Friedhelm Herrmann, spécialiste du cancer (université d’Ulm, Allemagne), est convaincu de fraude en 1997 : résultats d’expériences jamais réalisées, graphiques dont seules les légendes changent.

Le bug Baltimore

En 1986, le Prix Nobel de médecine David Baltimore (Etats-Unis) est accusé de complicité de tricherie avec Thereza Imanishi-Kari... Ils seront innocentés en 1996.


Le dérapage de Hwang, chercheur reconnu mondialement, n’est pas étonnant.

par Julie LASTERADE
QUOTIDIEN : samedi 24 décembre 2005

C’est l’homme qui a annoncé avoir réussi là où tous les autres scientifiques échouaient. Celui qui, pour la première fois, avait réussi à cloner des cellules humaines et à les faire vivre à un stade avancé. A démontrer que cela était possible, et même presque facile. En publiant ses résultats au printemps dans la prestigieuse revue Science, le Sud-Coréen Hwang Woo-suk donnait sa recette à tous les gynécologues sulfureux, comme l’Italien Antinori ou les raéliens, pour fabriquer des bébés clonés. Lui ne voulait pas cloner des enfants morts. Mais faire de la Corée le centre mondial de la médecine régénératrice.

« Zozos ». Ses confrères le décrivent comme un « scientifique de haute volée », « intelligent », entouré d’une équipe de chercheurs de « très grande qualité ». Depuis l’été, il recevait l’élite scientifique du monde entier dans son labo. Rien à voir avec les Antinori ou les raéliens, qui affirment régulièrement la naissance prochaine d’un clone « pour faire leur pub personnelle et du fric », dit Louis-Marie Houdebine, spécialiste de la transgenèse à l’Institut national de la recherche agronomique (Inra). « Des zozos », ajoute le généticien et bioéthicien Axel Kahn.

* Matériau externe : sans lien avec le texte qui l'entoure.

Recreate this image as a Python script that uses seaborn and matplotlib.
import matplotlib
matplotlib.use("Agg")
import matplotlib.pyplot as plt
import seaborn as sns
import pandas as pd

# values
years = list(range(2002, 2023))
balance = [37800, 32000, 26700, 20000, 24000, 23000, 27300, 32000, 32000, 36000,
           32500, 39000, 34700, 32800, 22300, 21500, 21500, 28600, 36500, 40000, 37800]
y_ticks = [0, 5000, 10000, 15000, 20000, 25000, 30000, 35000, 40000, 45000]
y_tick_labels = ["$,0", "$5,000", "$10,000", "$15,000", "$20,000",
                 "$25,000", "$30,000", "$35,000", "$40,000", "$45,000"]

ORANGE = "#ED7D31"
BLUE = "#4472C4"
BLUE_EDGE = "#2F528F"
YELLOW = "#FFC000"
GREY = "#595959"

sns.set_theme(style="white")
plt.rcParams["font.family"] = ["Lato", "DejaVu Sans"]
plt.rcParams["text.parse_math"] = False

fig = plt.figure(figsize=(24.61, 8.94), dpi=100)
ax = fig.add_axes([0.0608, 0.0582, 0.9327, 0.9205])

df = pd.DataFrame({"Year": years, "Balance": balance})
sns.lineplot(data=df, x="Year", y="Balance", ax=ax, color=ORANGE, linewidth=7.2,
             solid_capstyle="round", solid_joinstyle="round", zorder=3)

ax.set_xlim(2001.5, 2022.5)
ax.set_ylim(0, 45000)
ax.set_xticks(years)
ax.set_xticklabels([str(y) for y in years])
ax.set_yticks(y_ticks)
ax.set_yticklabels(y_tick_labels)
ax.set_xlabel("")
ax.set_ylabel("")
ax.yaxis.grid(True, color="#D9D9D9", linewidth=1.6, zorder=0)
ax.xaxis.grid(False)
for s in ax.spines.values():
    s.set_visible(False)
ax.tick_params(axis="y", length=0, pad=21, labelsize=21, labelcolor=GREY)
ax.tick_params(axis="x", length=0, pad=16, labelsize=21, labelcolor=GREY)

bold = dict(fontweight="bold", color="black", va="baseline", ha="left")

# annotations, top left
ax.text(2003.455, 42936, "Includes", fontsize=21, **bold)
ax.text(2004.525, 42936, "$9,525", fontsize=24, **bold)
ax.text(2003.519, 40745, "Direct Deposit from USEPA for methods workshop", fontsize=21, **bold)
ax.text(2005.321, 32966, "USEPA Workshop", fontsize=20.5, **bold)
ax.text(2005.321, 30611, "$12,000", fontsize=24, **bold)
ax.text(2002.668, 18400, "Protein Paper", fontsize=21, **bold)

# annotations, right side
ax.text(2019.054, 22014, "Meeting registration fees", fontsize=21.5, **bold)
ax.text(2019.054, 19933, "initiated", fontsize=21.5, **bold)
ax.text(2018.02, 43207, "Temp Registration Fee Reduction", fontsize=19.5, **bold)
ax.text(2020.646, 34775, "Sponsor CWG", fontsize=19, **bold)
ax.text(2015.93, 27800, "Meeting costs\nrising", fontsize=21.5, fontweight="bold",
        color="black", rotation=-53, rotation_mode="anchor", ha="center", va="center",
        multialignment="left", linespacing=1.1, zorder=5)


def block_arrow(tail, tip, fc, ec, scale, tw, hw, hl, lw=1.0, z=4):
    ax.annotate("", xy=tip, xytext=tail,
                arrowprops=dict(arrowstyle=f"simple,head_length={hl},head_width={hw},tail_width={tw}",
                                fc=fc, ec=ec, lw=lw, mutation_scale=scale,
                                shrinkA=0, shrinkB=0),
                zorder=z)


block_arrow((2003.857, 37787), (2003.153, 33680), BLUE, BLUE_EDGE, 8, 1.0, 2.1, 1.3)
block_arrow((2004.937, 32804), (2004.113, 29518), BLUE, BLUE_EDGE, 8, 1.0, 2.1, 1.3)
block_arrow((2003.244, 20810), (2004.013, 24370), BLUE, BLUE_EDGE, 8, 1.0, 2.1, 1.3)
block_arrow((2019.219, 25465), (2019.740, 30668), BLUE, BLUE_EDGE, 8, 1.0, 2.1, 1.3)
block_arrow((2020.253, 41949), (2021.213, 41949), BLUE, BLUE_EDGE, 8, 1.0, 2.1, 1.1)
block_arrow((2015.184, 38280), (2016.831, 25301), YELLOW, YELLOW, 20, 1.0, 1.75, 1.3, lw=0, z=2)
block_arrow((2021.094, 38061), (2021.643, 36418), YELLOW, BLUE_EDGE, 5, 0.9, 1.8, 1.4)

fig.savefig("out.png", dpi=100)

Mais, comme eux, Hwang Woo-suk n’a pas résisté. « Une des caractéristiques de ce champ de recherche, continue Axel Kahn, c’est qu’il rend fou tous les gens qui le touchent. Le clonage, c’est le triangle des Bermudes de la rationalité scientifique. » Et Hwang Woo-suk a perdu pied. Pour Axel Kahn, « c’est lié au sujet de sa recherche ». Avant, « c’était un très grand scientifique du clonage animal ». Ses spécialités : le porc et la vache. Le clonage humain, même thérapeutique, est bien plus lourd à réaliser techniquement. Et à porter. « Le clonage fait fantasmer, analyse Louis-Marie Houdebine. Il touche à la reproduction, à l’identité, à la génétique. » Axel Kahn partage ce point de vue : « Depuis le début, tous les fantasmes, les illusions, les lobbys se mélangent avec les démarches proprement scientifiques. »

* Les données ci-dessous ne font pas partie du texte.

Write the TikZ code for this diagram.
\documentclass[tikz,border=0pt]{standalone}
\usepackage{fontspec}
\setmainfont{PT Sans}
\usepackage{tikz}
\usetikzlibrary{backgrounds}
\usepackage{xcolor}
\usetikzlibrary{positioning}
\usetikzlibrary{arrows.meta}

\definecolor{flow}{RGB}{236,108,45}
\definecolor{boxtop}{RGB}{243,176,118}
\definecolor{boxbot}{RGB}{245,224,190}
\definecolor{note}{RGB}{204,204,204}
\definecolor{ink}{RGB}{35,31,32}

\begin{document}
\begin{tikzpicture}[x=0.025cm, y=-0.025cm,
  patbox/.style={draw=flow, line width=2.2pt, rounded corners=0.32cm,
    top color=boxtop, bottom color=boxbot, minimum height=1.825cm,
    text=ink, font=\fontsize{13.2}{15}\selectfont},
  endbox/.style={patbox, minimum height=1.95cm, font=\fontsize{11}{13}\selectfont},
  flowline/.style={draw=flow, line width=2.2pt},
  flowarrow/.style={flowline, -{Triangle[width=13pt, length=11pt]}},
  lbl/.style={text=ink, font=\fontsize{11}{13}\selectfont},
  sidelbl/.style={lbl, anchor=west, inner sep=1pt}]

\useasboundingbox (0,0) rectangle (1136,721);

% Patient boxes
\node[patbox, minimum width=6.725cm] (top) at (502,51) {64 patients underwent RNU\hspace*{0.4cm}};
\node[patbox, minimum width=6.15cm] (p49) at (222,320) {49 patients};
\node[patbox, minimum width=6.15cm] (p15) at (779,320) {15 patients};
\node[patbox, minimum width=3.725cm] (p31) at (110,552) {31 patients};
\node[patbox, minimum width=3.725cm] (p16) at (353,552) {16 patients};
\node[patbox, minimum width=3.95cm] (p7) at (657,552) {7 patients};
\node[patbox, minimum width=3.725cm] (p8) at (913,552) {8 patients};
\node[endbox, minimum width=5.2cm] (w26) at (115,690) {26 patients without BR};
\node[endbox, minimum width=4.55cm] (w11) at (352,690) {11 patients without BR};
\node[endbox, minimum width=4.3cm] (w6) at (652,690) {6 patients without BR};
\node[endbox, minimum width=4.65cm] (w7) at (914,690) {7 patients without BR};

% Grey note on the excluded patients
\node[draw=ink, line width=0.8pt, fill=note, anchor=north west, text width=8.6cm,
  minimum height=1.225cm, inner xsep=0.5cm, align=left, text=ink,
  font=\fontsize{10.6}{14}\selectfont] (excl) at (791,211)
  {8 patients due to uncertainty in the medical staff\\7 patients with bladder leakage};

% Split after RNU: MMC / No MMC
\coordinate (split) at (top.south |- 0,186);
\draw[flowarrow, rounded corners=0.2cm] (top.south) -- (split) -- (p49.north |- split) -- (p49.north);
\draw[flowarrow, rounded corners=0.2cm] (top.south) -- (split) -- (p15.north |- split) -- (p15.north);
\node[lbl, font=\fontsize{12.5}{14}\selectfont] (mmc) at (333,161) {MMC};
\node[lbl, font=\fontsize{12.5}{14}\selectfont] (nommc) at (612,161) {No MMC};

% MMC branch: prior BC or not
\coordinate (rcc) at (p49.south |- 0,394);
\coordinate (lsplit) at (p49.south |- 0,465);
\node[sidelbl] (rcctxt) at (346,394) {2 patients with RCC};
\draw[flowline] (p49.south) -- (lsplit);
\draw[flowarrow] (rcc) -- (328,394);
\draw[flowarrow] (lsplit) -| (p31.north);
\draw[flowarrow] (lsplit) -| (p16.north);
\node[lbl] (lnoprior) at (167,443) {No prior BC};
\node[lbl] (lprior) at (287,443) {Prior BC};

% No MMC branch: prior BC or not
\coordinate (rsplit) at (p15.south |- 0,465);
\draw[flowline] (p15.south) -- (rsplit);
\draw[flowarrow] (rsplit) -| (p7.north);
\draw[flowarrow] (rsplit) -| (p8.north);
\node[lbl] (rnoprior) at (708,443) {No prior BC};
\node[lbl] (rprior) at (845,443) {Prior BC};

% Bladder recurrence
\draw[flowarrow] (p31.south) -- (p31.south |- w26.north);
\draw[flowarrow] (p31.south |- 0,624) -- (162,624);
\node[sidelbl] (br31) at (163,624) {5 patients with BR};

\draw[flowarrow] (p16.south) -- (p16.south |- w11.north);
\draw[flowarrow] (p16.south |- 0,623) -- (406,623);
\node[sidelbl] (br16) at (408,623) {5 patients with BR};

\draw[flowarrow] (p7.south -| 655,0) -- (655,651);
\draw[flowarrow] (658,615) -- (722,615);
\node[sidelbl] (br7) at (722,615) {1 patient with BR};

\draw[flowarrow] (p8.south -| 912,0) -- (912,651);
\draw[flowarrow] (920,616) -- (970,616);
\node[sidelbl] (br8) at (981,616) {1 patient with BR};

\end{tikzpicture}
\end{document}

Les applications médicales de cette recherche commencent à se révéler très compliquées, trop chères, trop longues. . « On a vu un mouvement massif de pression, comme si c’était vital pour sauver des gens, raconte Kahn. Même l’ONU s’en est saisie. » Christopher Reeve, Nancy Reagan et le Collège de France ont d’ailleurs plaidé la cause du clonage thérapeutique.

« Déraison ». Les perspectives thérapeutiques et scientifiques et l’utilisation du clonage comme mode de reproduction séduisent et terrifient. « Il suffit que des chercheurs anglais ou américains annoncent la création de quelques cellules humaines clonées mal foutues pour faire les gros titres dans le monde entier, regrette Kahn. C’est un univers de déraison totale. C’est dans cet univers qu’il faut resituer l’activité de Hwang. » Pour Houdebine, « les scientifiques coréens ont envie de reconnaissance. Ils en veulent plus. C’est cette surenchère qui a écrasé Hwang ». Seule consolation : si Hwang a falsifié tous ses résultats, Antinori et les raéliens ne sont pas près d’avoir la recette du clonage.


[1La revue Science a décidé de mener une investigation sur les papiers qui ont été publié dans ses pages.